James Horner remplace pour la musique Elmer Bernstein, premier choix du cinéaste (encore ce goût pour le classicisme non ostentatoire) pour apporter au film une Disney touch, le transfert ayant déjà fonctionné sur Something Wicked This Way Comes (La Foire des Ténèbres) de Jack Clayton, sur lequel le compositeur avait remplacé Georges Delerue.
Horner ne fait pas regretter le travail de Bernstein grâce à sa capacité à trouver des motifs mélodiques et des couleurs instrumentales pouvant formidablement incarner une lecture «magique» du film, moins réaliste certainement que la vision originelle de Bernstein. Un style faussement naïf qui lui a d’ailleurs permis d’œuvrer avec succès dans l’animation. Arunadiler . A noter cependant qu’un très court morceau de Bernstein a survécu dans le film, lorsque Natty s’échappe du pick-up conduit par un vieux vicelard ne lui voulant pas que du bien.
 
Les motifs mélodiques sont tous exposés dans le générique du film. Tout d’abord celui du lien affectif (père/fille, Natty/le loup, Natty/Harry) par la section des vents, qui est transformé et développé ensuite comme thème de l’aventure par l’orchestre, sur une rythmique de guitares et de dulcimer. Une variation vient ponctuer ce développement avant la conclusion sur le motif initial. Ce thème de l’aventure, bondissant, serait certainement à rapprocher des danses celtiques, d’un fond musical à l’origine du folklore américain et qui accompagne parfaitement ce voyage initiatique aux accents de légende, que l’on pourrait sans cesse raconter le soir au coin du feu, «comment l’intrépide Natty Gann, aidée de son ami le loup et de Harry, a retrouvé son père, parti loin dans la forêt, en bravant tous les dangers».
 
Musicalement, certaines scènes ressortent tout particulièrement, comme le Main Title, véritable ouverture, Freight Train (dont la fanfare annonce celle de l’épisode Alamo Jobe de la série Amazing Stories), ou encore la deuxième moitié de Riding The Rails, cavalcade orchestrale excitante accompagnée du piano qui annonce les poursuites dans les couloirs d’Aliens, et le très émouvant final.

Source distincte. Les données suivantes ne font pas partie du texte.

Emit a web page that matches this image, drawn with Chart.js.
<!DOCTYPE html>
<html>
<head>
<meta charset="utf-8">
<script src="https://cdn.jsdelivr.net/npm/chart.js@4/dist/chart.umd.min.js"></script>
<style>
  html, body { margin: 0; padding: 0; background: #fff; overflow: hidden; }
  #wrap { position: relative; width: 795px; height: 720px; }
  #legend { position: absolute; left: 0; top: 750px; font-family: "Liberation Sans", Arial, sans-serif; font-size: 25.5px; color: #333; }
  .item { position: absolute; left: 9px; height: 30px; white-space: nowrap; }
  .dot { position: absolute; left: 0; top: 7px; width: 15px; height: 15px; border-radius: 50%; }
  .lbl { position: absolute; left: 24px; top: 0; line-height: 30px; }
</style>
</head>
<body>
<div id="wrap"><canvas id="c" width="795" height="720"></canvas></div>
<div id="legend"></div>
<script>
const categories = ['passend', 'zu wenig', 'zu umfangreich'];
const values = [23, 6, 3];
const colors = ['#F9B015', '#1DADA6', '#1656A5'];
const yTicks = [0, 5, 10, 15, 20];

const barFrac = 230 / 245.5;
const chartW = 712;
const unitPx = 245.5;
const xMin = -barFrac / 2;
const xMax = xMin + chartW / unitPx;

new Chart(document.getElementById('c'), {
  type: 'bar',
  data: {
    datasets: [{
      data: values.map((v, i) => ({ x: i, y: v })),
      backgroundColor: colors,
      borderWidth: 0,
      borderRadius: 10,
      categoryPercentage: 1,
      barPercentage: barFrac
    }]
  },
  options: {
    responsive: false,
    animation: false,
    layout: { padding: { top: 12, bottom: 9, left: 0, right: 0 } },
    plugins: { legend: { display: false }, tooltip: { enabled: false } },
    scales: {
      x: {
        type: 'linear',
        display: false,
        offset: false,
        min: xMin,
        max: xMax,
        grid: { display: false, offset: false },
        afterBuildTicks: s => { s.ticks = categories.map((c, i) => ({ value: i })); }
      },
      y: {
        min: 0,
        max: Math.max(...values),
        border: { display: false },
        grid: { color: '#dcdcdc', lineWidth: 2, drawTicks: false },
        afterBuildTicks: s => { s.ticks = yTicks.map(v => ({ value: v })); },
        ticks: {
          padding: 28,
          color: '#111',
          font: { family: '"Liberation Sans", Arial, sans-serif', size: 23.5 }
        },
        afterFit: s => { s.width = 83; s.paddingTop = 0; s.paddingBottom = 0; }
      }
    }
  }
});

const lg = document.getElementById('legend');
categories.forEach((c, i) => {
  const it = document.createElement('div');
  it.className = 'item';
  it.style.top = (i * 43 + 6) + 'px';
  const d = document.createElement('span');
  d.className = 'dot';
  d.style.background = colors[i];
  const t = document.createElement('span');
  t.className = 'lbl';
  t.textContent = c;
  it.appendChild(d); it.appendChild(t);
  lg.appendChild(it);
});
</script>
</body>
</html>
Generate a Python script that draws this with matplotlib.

Variation sur un matériau emprunté à Benjamin Britten (l’aube de Peter Grimes, premier des Sea Interludes joués comme suite de concert), les appels de la flûte de The Forest (qui annoncent d’ailleurs une autre scène de lien «magique» à la forêt dans The Spitfire Grill) et l’étrange sonorité du shakuhachi donnent à la rencontre entre Natty et le Loup un caractère quasi-féérique.
 
L’orchestration est également une clé du succès du score : en effet, James Horner n’hésite pas à utiliser des timbres rares pour ajouter à une lecture merveilleuse (la flûte à bec, le shakuhachi de Kazu Matsui qu’il utilisera abondamment dans sa carrière) en plus de cordes chatoyantes, élégiaques, proches de Vaughan Williams. Le jeu de guitare solo annonce déjà, quant à lui, la sentimentalité de Cocoon. La lecture americana, essentielle chez Bernstein, n’est pas en reste cependant, comme touche historique et géographique, à la fois pour l’utilisation de l’harmonica (instrument que joue John Cusack dans le film) et l’évocation ironique du Rodéo de Copland lorsque Natty Gann rencontre le gang des jeune voleurs orphelins dans une bourgade, et surtout lors de la scène du vol de taureau qu’ils organisent (Into Town et Rustling).
 
L’album présente l’essentiel de la partition dans une séquence conçue pour l’écoute. Une très belle réussite discographique pour un petit film d’exception.